Mix-Up 2: Choosing Pronouns By “Person = Le”
It’s tempting to map “person” to le. Skip that shortcut. Map role first, then pick the pronoun. Direct object role points to lo/la/los/las in standard usage. Indirect object role points to le/les.
Mix-Up 3: Losing Track In Long Sentences
When a sentence has clauses, stick to one verb at a time. Find the first conjugated verb, grab its object, then move to the next verb. If you try to label everything in one sweep, your working memory taps out fast.
Mini Practice Drill You Can Reuse Anytime
Grab ten verbs you’re learning this week. Write one short sentence per verb, then mark the direct object noun. Keep the sentences plain so the role stands out.
Round 1: Nouns Only
- Write: subject + verb + direct object noun.
- Underline the verb.
- Circle the direct object noun phrase.
Round 2: Swap To Pronouns
- Replace the circled noun with lo/la/los/las.

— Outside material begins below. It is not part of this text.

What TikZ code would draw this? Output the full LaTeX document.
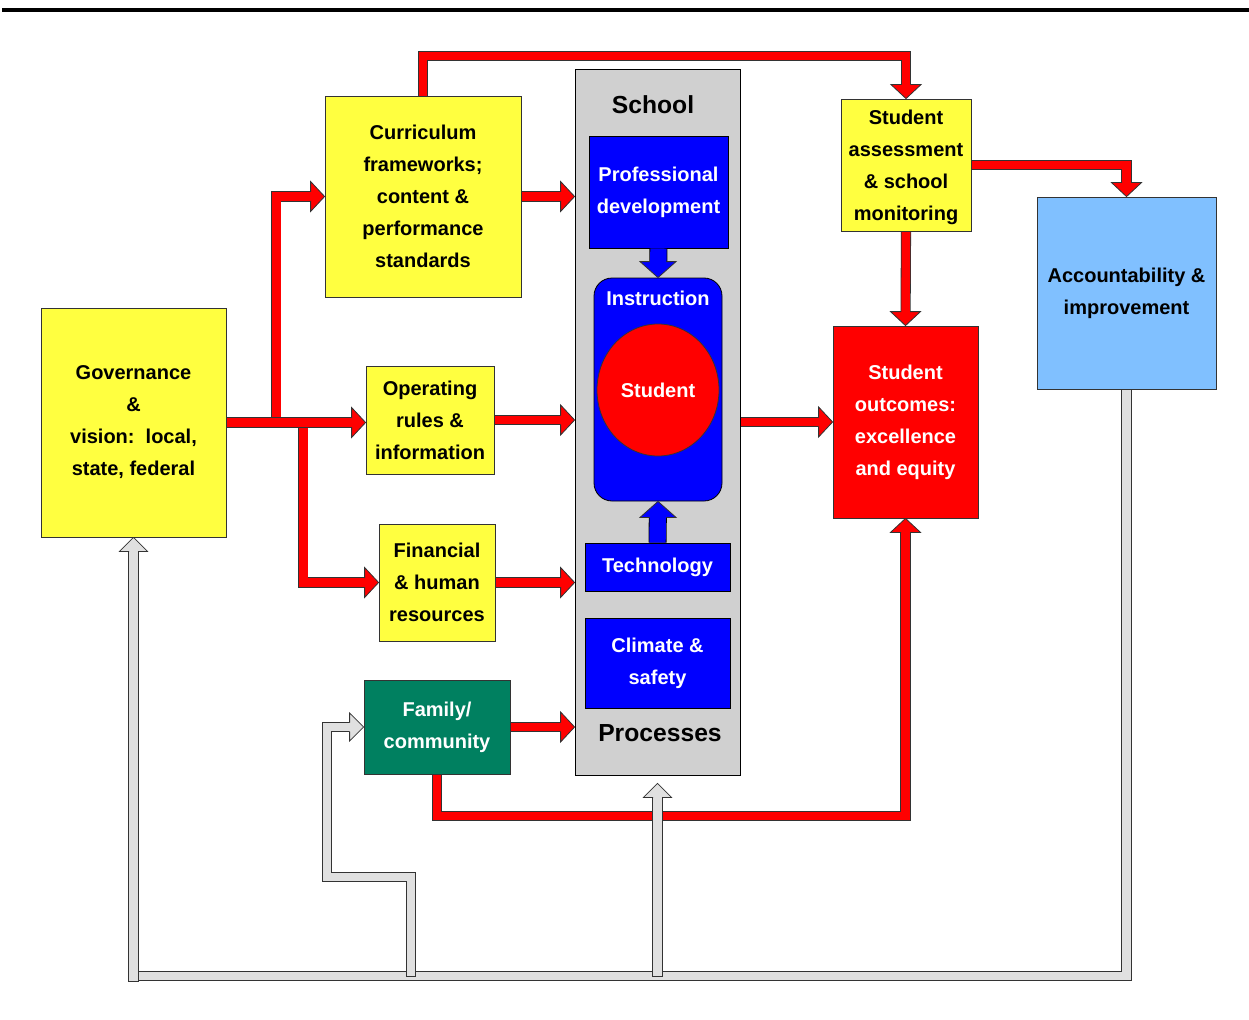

- Place the pronoun in the correct slot.
- Read it out loud twice. If it sounds clunky, check placement, not the pronoun choice first.
Round 3: Add A Second Object
Pick three of your sentences and add a receiver with a or para. Then swap both objects to pronouns and practice the se lo pattern.
Quick Checklist Before You Hit “Send”
- Did you find the verb first?
- Did you ask “what?” or “who?” right after that verb?
- Did you label the noun phrase that answers the question?
- If it’s a person, did you treat personal a as a person marker, not a role switch?
- When swapping, did you match gender and number from the noun?
- With two pronouns, did the indirect one come first?
One last tip: circle the direct object noun before you touch pronouns. After a week, spanish direct object nouns will pop out faster, and your pronoun choices will feel less like a guess every single time.